Para Merleau-Ponty, tudo o que se refere à nossa comunicação intersubjetiva encontra-se profundamente interrelacionado com as nossas experiências corporalizadas e afetivas. “Existe uma intencionalidade corporal (ou motora), distribuída através dos agentes em interação, uma intencionalidade que não poderia ser realizada sem a ocorrência efetiva da interação. O significado, a intencionalidade da ação individual reside na interação. Ou seja, nos casos de interação as intenções de alguém não se formam unicamente no seu corpo individual, como resultado de um processo subjetivo isolado, mas dependem de uma maneira dinâmica, das solicitações e respostas dos outros.

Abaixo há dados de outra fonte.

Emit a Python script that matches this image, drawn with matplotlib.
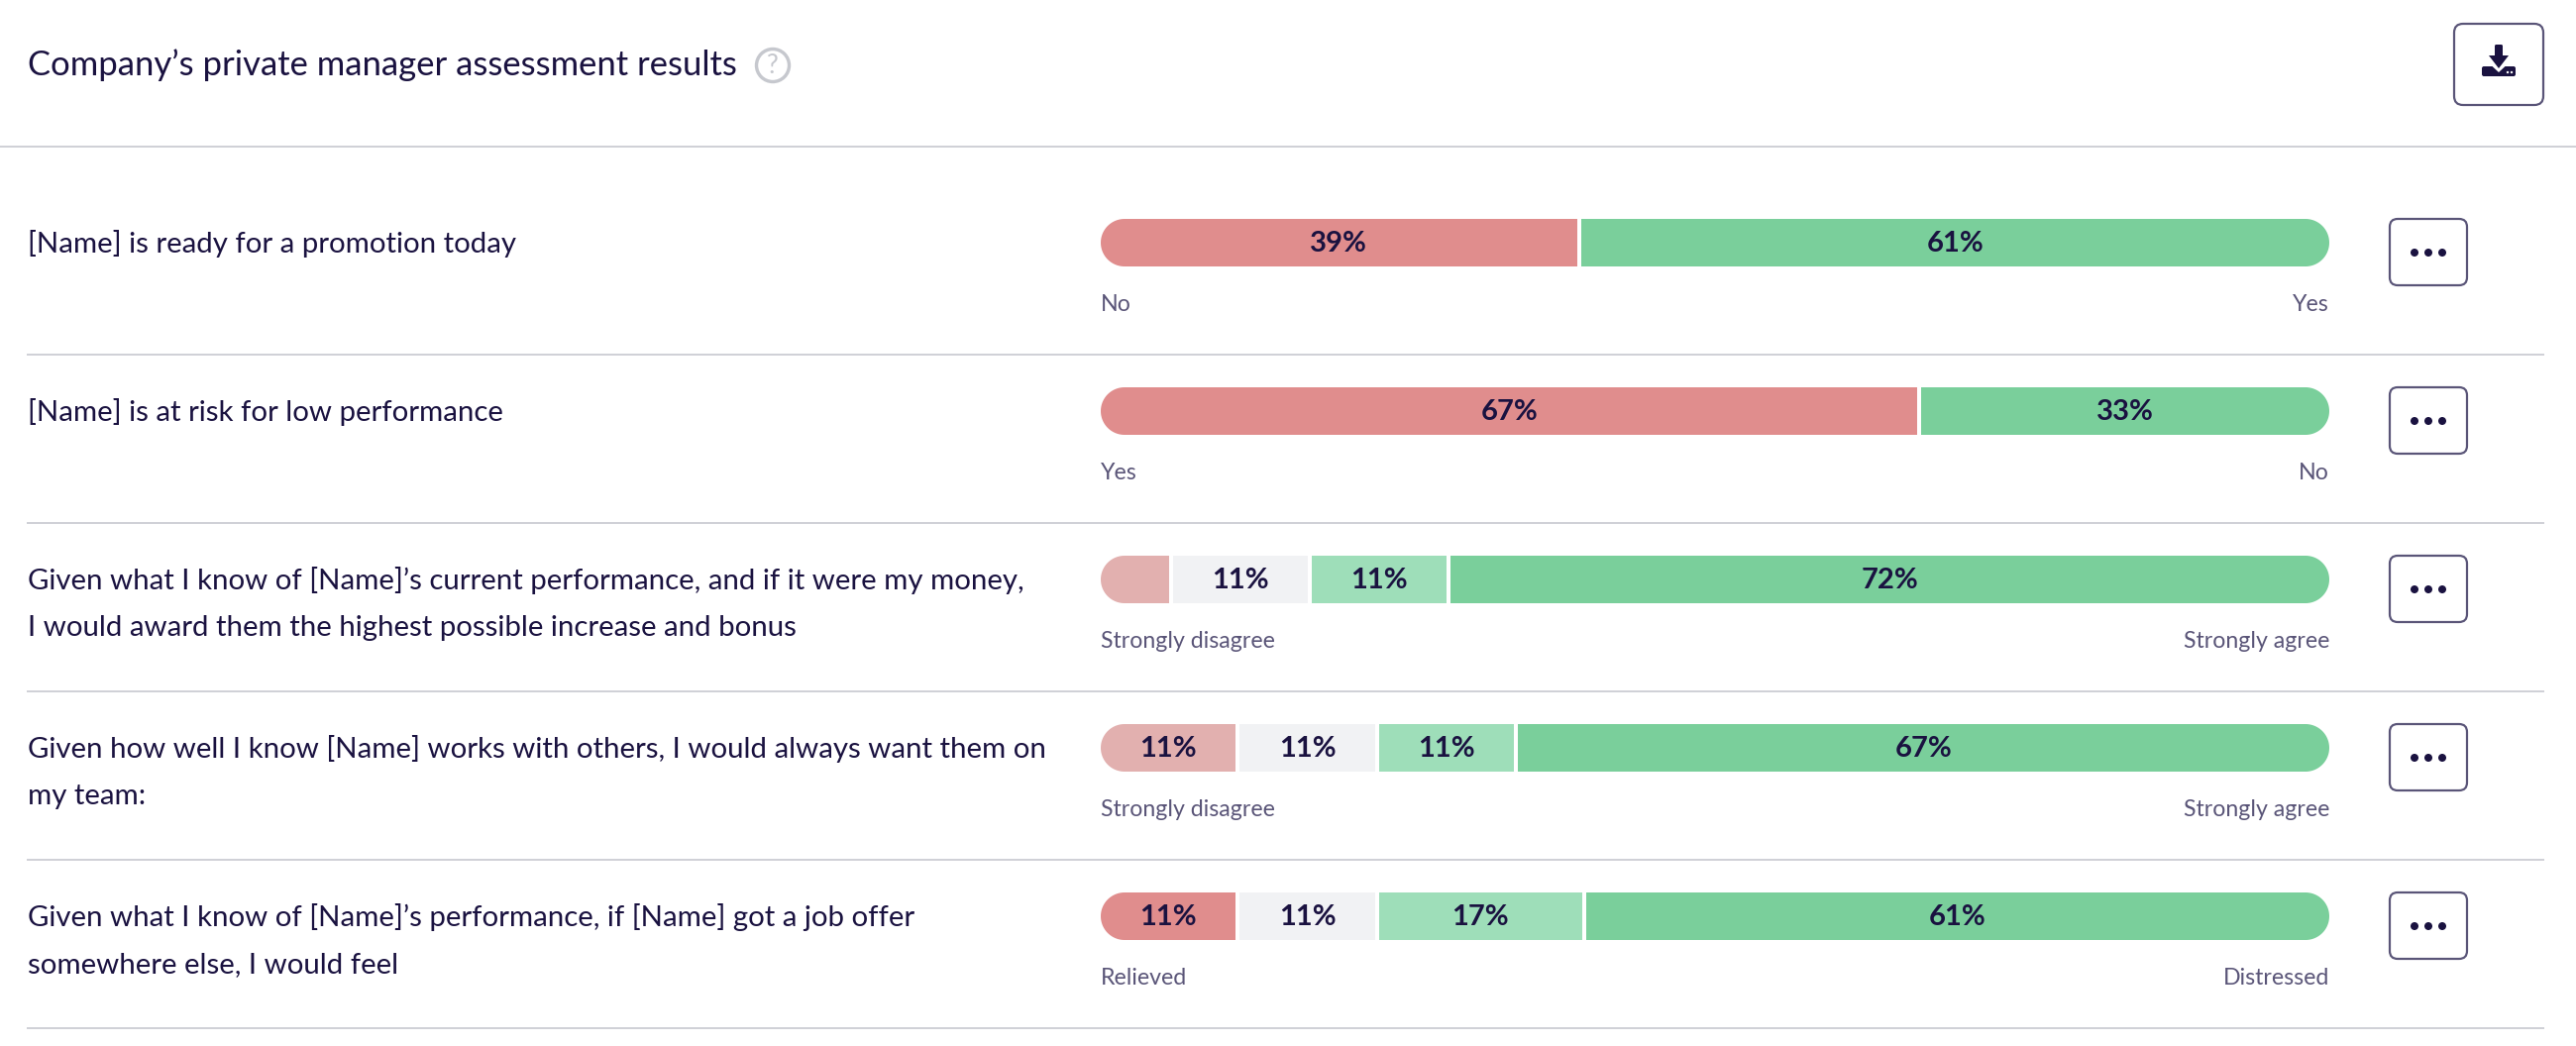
# -*- coding: utf-8 -*-
"""Private manager assessment results, stacked pill bars per question."""
import matplotlib
matplotlib.use('Agg')
import matplotlib.pyplot as plt
import numpy as np
from matplotlib.patches import Circle, FancyBboxPatch, Polygon

plt.rcParams['font.family'] = ['Lato', 'DejaVu Sans']

# data
title = 'Company\u2019s private manager assessment results'
questions = [
    ['[Name] is ready for a promotion today'],
    ['[Name] is at risk for low performance'],
    ['Given what I know of [Name]\u2019s current performance, and if it were my money,',
     'I would award them the highest possible increase and bonus'],
    ['Given how well I know [Name] works with others, I would always want them on',
     'my team:'],
    ['Given what I know of [Name]\u2019s performance, if [Name] got a job offer',
     'somewhere else, I would feel'],
]
shares = [
    [38.9, 61.1],
    [66.7, 33.3],
    [5.6, 11.1, 11.1, 72.2],
    [11.1, 11.1, 11.1, 66.7],
    [11.1, 11.1, 16.7, 61.1],
]
low_labels = ['No', 'Yes', 'Strongly disagree', 'Strongly disagree', 'Relieved']
high_labels = ['Yes', 'No', 'Strongly agree', 'Strongly agree', 'Distressed']

# colours
ink = '#1A1240'
muted = '#5A5578'
rule = '#D0D1D7'
red, pale_red = '#E08D8D', '#E2B0AF'
grey, pale_green, green = '#F1F2F4', '#9EDEB9', '#7ACF9B'
row_colors = [
    [red, green],
    [red, green],
    [pale_red, grey, pale_green, green],
    [pale_red, grey, pale_green, green],
    [red, grey, pale_green, green],
]

# layout, all in pixels of the 2600x1056 canvas
W, H = 2600, 1056
bar_x, bar_w, bar_h = 1111, 1240, 48
row_top = 221
row_step = 170
gap_px = 4
px = 72 / 100.  # points per pixel

fig = plt.figure(figsize=(W / 100., H / 100.), dpi=100, facecolor='white')
bg = fig.add_axes([0, 0, 1, 1])
bg.set_xlim(0, W)
bg.set_ylim(H, 0)
bg.axis('off')

# header
bg.text(28, 66, title, color=ink, fontsize=24.9, va='center', ha='left')
bg.add_patch(Circle((780, 66), 16.5, fc='white', ec='#C6C8CE', lw=3.4 * px))
bg.text(780, 66, '?', color='#C6C8CE', fontsize=19, ha='center', va='center')
bg.plot([0, W], [148, 148], color=rule, lw=2 * px)


def button(x0, y0, w, h, r):
    bg.add_patch(FancyBboxPatch((x0, y0), w, h,
                                boxstyle='round,pad=0,rounding_size=%d' % r,
                                fc='white', ec=muted, lw=2.2 * px))


def pill_polygon(x0, y0, w, h):
    # true semicircle ends, the 'round' boxstyle comes out too square
    r = h / 2.
    th = np.linspace(-np.pi / 2, np.pi / 2, 40)
    right = np.c_[x0 + w - r + r * np.cos(th), y0 + r + r * np.sin(th)]
    left = np.c_[x0 + r - r * np.cos(th[::-1]), y0 + r + r * np.sin(th[::-1])]
    return Polygon(np.r_[right, left], closed=True, transform=bg.transData)


# download button
button(2477, 24, 90, 82, 9)
bg.add_patch(FancyBboxPatch((2505, 67), 34, 10,
                            boxstyle='round,pad=0,rounding_size=2',
                            fc=ink, ec='none'))
bg.add_patch(Polygon([[2508, 60], [2536, 60], [2522, 73]], fc='white', ec='none'))
bg.add_patch(Polygon([[2512, 56], [2532, 56], [2522, 69]], fc=ink, ec='none'))
bg.add_patch(FancyBboxPatch((2518, 45), 8, 13,
                            boxstyle='round,pad=0,rounding_size=1.5',
                            fc=ink, ec='none'))
for xx in (2531, 2535):
    bg.add_patch(Circle((xx, 73), 1.2, fc='white', ec='none'))

for ii, (lines, vals, cols) in enumerate(zip(questions, shares, row_colors)):
    top = row_top + ii * row_step

    # question text
    for jj, line in enumerate(lines):
        bg.text(28, top + 25 + jj * 48, line, color=ink, fontsize=21.2,
                ha='left', va='center')

    # scale ends
    bg.text(bar_x, top + 87, low_labels[ii], color=muted, fontsize=16.7,
            ha='left', va='center')
    bg.text(bar_x + bar_w, top + 87, high_labels[ii], color=muted,
            fontsize=16.7, ha='right', va='center')

    # row rule
    bg.plot([28, 2567], [top + 137, top + 137], color=rule, lw=2 * px)

    # menu button
    button(2412, top, 78, 67, 8)
    for dx in (-14, 0, 14):
        bg.add_patch(Circle((2451 + dx, top + 34), 4, fc=ink, ec='none'))

    # stacked bar: shares use the track that is left after the white gaps
    ax = fig.add_axes([bar_x / float(W), 1 - (top + bar_h) / float(H),
                       bar_w / float(W), bar_h / float(H)])
    ax.set_xlim(0, 100)
    ax.set_ylim(0, 1)
    ax.axis('off')
    gap = 100. * gap_px / bar_w
    scale = (100 - gap * (len(vals) - 1)) / 100.
    pill = pill_polygon(bar_x, top, bar_w, bar_h)
    left = 0
    for val, col in zip(vals, cols):
        bars = ax.barh(0.5, val * scale, left=left, height=1, color=col,
                       linewidth=0)
        bars[0].set_clip_path(pill)
        if val >= 10:  # small segments go unlabelled
            ax.text(left + val * scale / 2., 0.48, '%.0f%%' % val, color=ink,
                    fontsize=21, fontweight='bold', ha='center', va='center')
        left += val * scale + gap

fig.savefig('out.png', dpi=100, facecolor='white')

A intercorporalidade envolve influência mútua de esquemas corporais, uma resposta dinâmica e enactiva (enactive) à ação de outrem, tomando esta ação com uma oportunidade para ações e interações subsequentes.”(9)

Afinal, “aprendemos sobre o mundo e aprendemos como nos envolver com as coisas por intermédio da interação e ação conjunta, intercorporal com os outros. Aprendemos o que é importante, o que é relevante, o que é aceitável, etc., justamente a partir destas interações”(10). No fundo, na presença uns dos outros, experimentamos uma ressonância continuada entre as expressões e os comportamentos dos que nos rodeiam e a nossa própria capacidade expressiva. E o conhecimento do corpo não está em oposição ao intelectual, mas sim ambos se encaixam um no outro e se sustentam mutuamente.

Quando num determinado meio ambiente pretendemos dirigir-nos para, ou afastar-nos de pessoas ou objetos, não temos primeiro a respetiva perceção e só depois reagimos. A perceção e o movimento formam um sistema que age como um todo e, nesse momento, qualquer experiência (visual, táctil, etc.) nunca decorre em separado mas sim de modo integral, reagindo em função daquilo com que nos deparamos (uma determinada situação ou pessoa) e através do corpo todo (do ser global).


1 - Umbelino, Filosofia do corpo e inventário da dor, (II), 301.
2 - Umbelino, Filosofia do corpo e inventário da dor, (II), 303.
3 - Veja-se este exemplo: ao pretendermos utilizar uma cadeira, o corpo ensina-nos como utilizá-la e, se não existisse corpo, não existiria cadeira separada do corpo, como também não existiria o movimento de nos levantarmos da cadeira, comer sentado numa cadeira, etc. Existe um saber utilizar aquela cadeira que nos é dado pelo corpo. Tudo isto a ilustrar uma familiaridade antiga entre corpo anónimo e cadeira e a expressar a relação fundamental entre o corpo e o espaço.
4 - Para Merleau-Ponty, “quando o meu olhar se cruza com o olhar do outro, eu registo essa existência estranha através de uma espécie de reflexão.” (Phénoménologie, 409).
5 - Umbelino, Filosofia do corpo e inventário da dor, (II), 307.
6 - Umbelino, Filosofia do corpo e inventário da dor, (II), 309.
7 - Umbelino, Filosofia do corpo e inventário da dor, (II), 302.
8 - Gallagher, Fenomenologia da intersubjetividade, 570.
9 - Gallagher, Fenomenologia da intersubjetividade, 574.
10 - Gallagher, Fenomenologia da intersubjetividade, 576.